Nash argues that this "teacher regard" is translated, through classroom interaction, into higher educational achievement. Those children who are most highly regarded by the teacher are the ones who eventually achieve educational success in terms of the various qualifications that they achieve.
In this respect, there is a strong (positive) correlation between a child's "construct rank" (the way a teacher perceives them) and their achievement. However, Nash argues that there is a weak correlation between social class background and achievement.
For Nash, the most important variable here is the perception a teacher has of a pupil's social class (their subjective interpretation of a pupil's class background).
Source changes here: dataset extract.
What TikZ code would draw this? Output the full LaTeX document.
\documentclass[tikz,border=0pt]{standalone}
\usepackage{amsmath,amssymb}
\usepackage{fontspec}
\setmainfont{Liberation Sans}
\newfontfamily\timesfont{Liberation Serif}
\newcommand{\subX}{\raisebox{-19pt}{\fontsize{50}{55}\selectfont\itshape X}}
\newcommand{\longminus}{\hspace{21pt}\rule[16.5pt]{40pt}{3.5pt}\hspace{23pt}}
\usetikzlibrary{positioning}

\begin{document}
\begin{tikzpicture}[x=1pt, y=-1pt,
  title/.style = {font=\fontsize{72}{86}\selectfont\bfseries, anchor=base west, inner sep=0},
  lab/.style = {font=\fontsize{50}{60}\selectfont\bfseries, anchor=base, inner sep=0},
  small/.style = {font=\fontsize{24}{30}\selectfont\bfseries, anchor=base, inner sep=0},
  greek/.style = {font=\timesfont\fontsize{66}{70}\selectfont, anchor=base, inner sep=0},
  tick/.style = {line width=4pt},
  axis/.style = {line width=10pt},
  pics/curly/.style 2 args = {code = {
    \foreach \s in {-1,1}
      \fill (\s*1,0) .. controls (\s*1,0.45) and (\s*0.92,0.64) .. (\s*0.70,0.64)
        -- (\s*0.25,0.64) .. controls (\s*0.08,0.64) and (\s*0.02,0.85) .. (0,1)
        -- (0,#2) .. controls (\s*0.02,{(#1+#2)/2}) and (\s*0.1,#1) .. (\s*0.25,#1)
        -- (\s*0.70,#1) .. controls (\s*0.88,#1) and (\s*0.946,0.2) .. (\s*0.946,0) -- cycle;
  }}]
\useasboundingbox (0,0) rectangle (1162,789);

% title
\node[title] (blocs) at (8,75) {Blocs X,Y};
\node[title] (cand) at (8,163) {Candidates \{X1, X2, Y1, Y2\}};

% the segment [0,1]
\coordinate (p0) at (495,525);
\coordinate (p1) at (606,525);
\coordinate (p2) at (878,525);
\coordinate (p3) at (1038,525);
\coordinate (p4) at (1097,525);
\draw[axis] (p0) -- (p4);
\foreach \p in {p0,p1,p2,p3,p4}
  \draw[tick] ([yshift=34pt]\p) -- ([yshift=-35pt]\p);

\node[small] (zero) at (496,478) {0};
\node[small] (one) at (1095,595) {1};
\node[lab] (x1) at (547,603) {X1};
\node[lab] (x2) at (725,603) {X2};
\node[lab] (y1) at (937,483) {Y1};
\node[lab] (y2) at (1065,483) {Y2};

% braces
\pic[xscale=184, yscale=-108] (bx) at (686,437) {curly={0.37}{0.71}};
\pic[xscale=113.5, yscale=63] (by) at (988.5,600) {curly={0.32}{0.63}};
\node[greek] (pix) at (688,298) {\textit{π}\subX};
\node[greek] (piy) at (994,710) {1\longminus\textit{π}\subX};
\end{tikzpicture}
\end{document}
He found this perception tends to be put in terms of home background rather than in specific class terms (a dichotomy between a "good" and a "bad" home background). The implication is that a "good home background" correlates to being middle / upper class and a "bad home background" correlates with being working class - but the fit is not perfect. A child from a working class home can be perceived by their teacher as being from a good home, just as the opposite might be the case. All kinds of subjective interpretations will come into play in the perception of a child's home background (how the child is dressed, how it speaks, the teacher's contacts with a child's parents and so forth).
Thus, while objective social class is invariably found to be important, Nash argues that the relationship between social class and achievement is opaque, rather than transparent. That is, social class tends to be filtered through a teacher's perception of the child's home background and, therefore, the way the teacher identifies and interprets this background is going to be the most important factor in a child's eventual educational achievement. The implications of this argument are clear:
If a working class child can, through their behaviour, appearance, etc., convince a teacher they are from a "good background", their chances of educational success are enhanced. Since a "poor home background" is associated in the mind of the teacher with low ability, the labelling of a child in this way leads to a progressive interpretation and confirmation (in the teacher's mind) of a child's ability.
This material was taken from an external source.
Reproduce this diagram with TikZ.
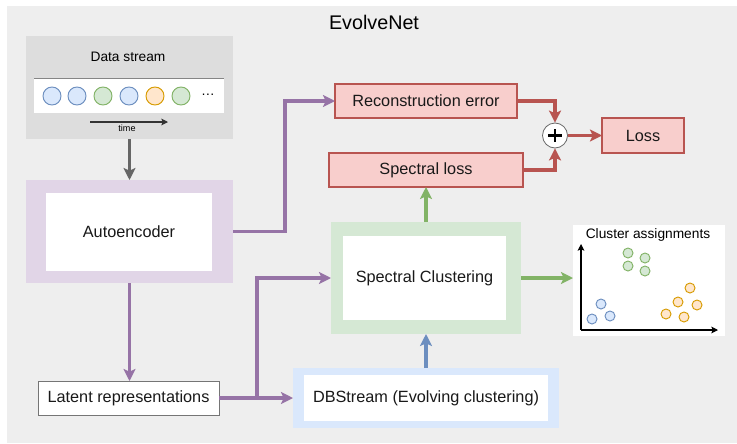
\documentclass[tikz,border=0pt]{standalone}
\usepackage{fontspec}
\setmainfont{Liberation Sans}
\usetikzlibrary{arrows.meta}

\definecolor{panelgray}{HTML}{EEEEEE}
\definecolor{dsgray}{HTML}{DDDDDD}
\definecolor{aefill}{HTML}{E1D5E7}
\definecolor{purp}{HTML}{9673A6}
\definecolor{redfill}{HTML}{F8CECC}
\definecolor{redline}{HTML}{B85450}
\definecolor{grnfill}{HTML}{D5E8D4}
\definecolor{grnline}{HTML}{82B366}
\definecolor{bluefill}{HTML}{DAE8FC}
\definecolor{blueline}{HTML}{6C8EBF}
\definecolor{orgfill}{HTML}{FFE6CC}
\definecolor{orgline}{HTML}{D79B00}
\definecolor{darkgray}{HTML}{666666}

\tikzset{
  sz/.style 2 args={minimum width={#1*0.75pt}, minimum height={#2*0.75pt}},
  blk/.style={rectangle, inner sep=0pt, outer sep=0pt, font=\fontsize{12.2}{14}\selectfont, text=black!90},
  redbox/.style={blk, fill=redfill, draw=redline, line width=0.8pt},
  conn/.style={line width=2.4pt, -{Stealth[length=9pt, width=9pt, inset=2pt]}},
  dot/.style={circle, inner sep=0pt, minimum size={#1*0.75pt}, line width=0.7pt},
  bluedot/.style={dot=10, fill=bluefill, draw=blueline},
  grndot/.style={dot=10, fill=grnfill, draw=grnline},
  orgdot/.style={dot=10, fill=orgfill, draw=orgline},
  bigblue/.style={dot=18, fill=bluefill, draw=blueline},
  biggrn/.style={dot=18, fill=grnfill, draw=grnline},
  bigorg/.style={dot=18, fill=orgfill, draw=orgline},
}

\begin{document}
\begin{tikzpicture}[x=0.75pt, y=-0.75pt]
  \useasboundingbox (0,0) rectangle (737,443);
  % background panel
  \fill[panelgray] (7,6) rectangle (737,443);
  \node[font=\fontsize{14.8}{17}\selectfont] (title) at (374,22) {EvolveNet};

  % data stream
  \node[blk, fill=dsgray, sz={207}{103}] (ds) at (129.5,87.5) {};
  \node[font=\fontsize{10.3}{12}\selectfont] (dslabel) at (128,57) {Data stream};
  \node[blk, fill=white, sz={190}{35}] (strip) at (129,95.5) {};
  \draw[darkgray!80, line width=0.6pt] (strip.north west) -- (strip.north east);
  \node[bigblue] (s1) at (52,96) {};
  \node[bigblue] (s2) at (77,96) {};
  \node[biggrn]  (s3) at (103,96) {};
  \node[bigblue] (s4) at (129,96) {};
  \node[bigorg]  (s5) at (155,96) {};
  \node[biggrn]  (s6) at (181,96) {};
  \node[font=\fontsize{10.3}{12}\selectfont] (more) at (208,95) {\dots};
  \coordinate (t0) at (90,122);
  \coordinate (t1) at (168,122);
  \draw[black!80, line width=0.8pt, -{Stealth[length=5pt, width=5pt, inset=1pt]}] (t0) -- (t1);
  \node[font=\fontsize{6.8}{8}\selectfont] (tlabel) at (127,128.5) {time};

  % autoencoder
  \node[blk, fill=aefill, sz={207}{103}] (ae) at (129.5,231.5) {};
  \node[blk, fill=white, sz={166}{78}] (aein) at (129,232) {Autoencoder};

  % latent representations
  \node[blk, fill=white, draw=darkgray!90, line width=0.6pt, sz={181}{34}] (lat) at (128.5,398) {Latent representations};

  % losses
  \node[redbox, sz={182}{34}] (rec) at (426,101) {Reconstruction error};
  \node[redbox, sz={194}{34}] (sl) at (426,170) {Spectral loss};
  \node[redbox, sz={82}{35}] (loss) at (643,135.5) {Loss};
  \node[circle, fill=white, draw=darkgray, line width=0.6pt, minimum size={25*0.75pt}, inner sep=0pt] (plus) at (555,135.5) {};
  \draw[black, line width=1.7pt] ([xshift=-5pt]plus.center) -- ([xshift=5pt]plus.center);
  \draw[black, line width=1.7pt] ([yshift=-5pt]plus.center) -- ([yshift=5pt]plus.center);

  % spectral clustering
  \node[blk, fill=grnfill, sz={190}{112}] (sc) at (426,278) {};
  \node[blk, fill=white, sz={163}{84}] (scin) at (424.5,278) {Spectral Clustering};

  % DBStream
  \node[blk, fill=bluefill, sz={266}{60}] (db) at (426,398) {};
  \node[blk, fill=white, sz={244}{46}] (dbin) at (426,398) {DBStream (Evolving clustering)};

  % cluster assignments
  \node[blk, fill=white, sz={152}{111}] (cl) at (649,280.5) {};
  \node[font=\fontsize{10.3}{12}\selectfont] (cltitle) at (648,235) {Cluster assignments};
  \coordinate (org) at (581,330);
  \coordinate (yend) at (581,244);
  \coordinate (xend) at (718,330);
  \draw[black, line width=0.8pt, -{Stealth[length=5pt, width=5pt, inset=1pt]}] (org) -- (yend);
  \draw[black, line width=0.8pt, -{Stealth[length=5pt, width=5pt, inset=1pt]}] (org) -- (xend);
  \node[grndot] (g1) at (628,253) {};
  \node[grndot] (g2) at (645,258) {};
  \node[grndot] (g3) at (628,266) {};
  \node[grndot] (g4) at (645,271) {};
  \node[bluedot] (b1) at (601,304) {};
  \node[bluedot] (b2) at (592,319) {};
  \node[bluedot] (b3) at (610,316) {};
  \node[orgdot] (o1) at (690,288) {};
  \node[orgdot] (o2) at (678,302) {};
  \node[orgdot] (o3) at (697,305) {};
  \node[orgdot] (o4) at (666,314) {};
  \node[orgdot] (o5) at (684,317) {};

  % connectors
  \draw[conn, darkgray] (ds.south) -- (ae.north);
  \draw[conn, purp] (ae.east) -- ++(52,0) |- (rec.west);
  \draw[conn, purp] (ae.south) -- (ae.south |- lat.north);
  \draw[conn, purp] (lat.east) -- (db.west);
  \coordinate (split) at (257,398);
  \draw[conn, purp] (split) |- (sc.west);
  \draw[conn, redline] (rec.east) -| (plus.north);
  \draw[conn, redline] (sl.east) -| (plus.south);
  \draw[conn, redline] (plus.east) -- (loss.west);
  \draw[conn, grnline] (sc.north) -- (sl.south);
  \draw[conn, grnline] (sc.east) -- (sc.east -| cl.west);
  \draw[conn, blueline] (db.north) -- (sc.south);
\end{tikzpicture}
\end{document}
Bad behaviour, for example, is taken to be indicative of a poor home background which is taken, in turn, to be indicative of low ability. A child has low ability because of their poor home background which results in bad behaviour - a classic example of what Interactionists term a self-fulfilling prophecy (a teacher believes something to be true and this belief leads him / her to make it come true)...
Nash's overall conclusion is worth noting before we investigate further themes relating to the part played by schools in the process of educational differentiation.
"Certainly children of low social origin do poorly at school because they lack encouragement at home, because they use language in a different way from their teachers, because they have their own attitudes to learning and so on. But also because of the expectations their teachers have of them".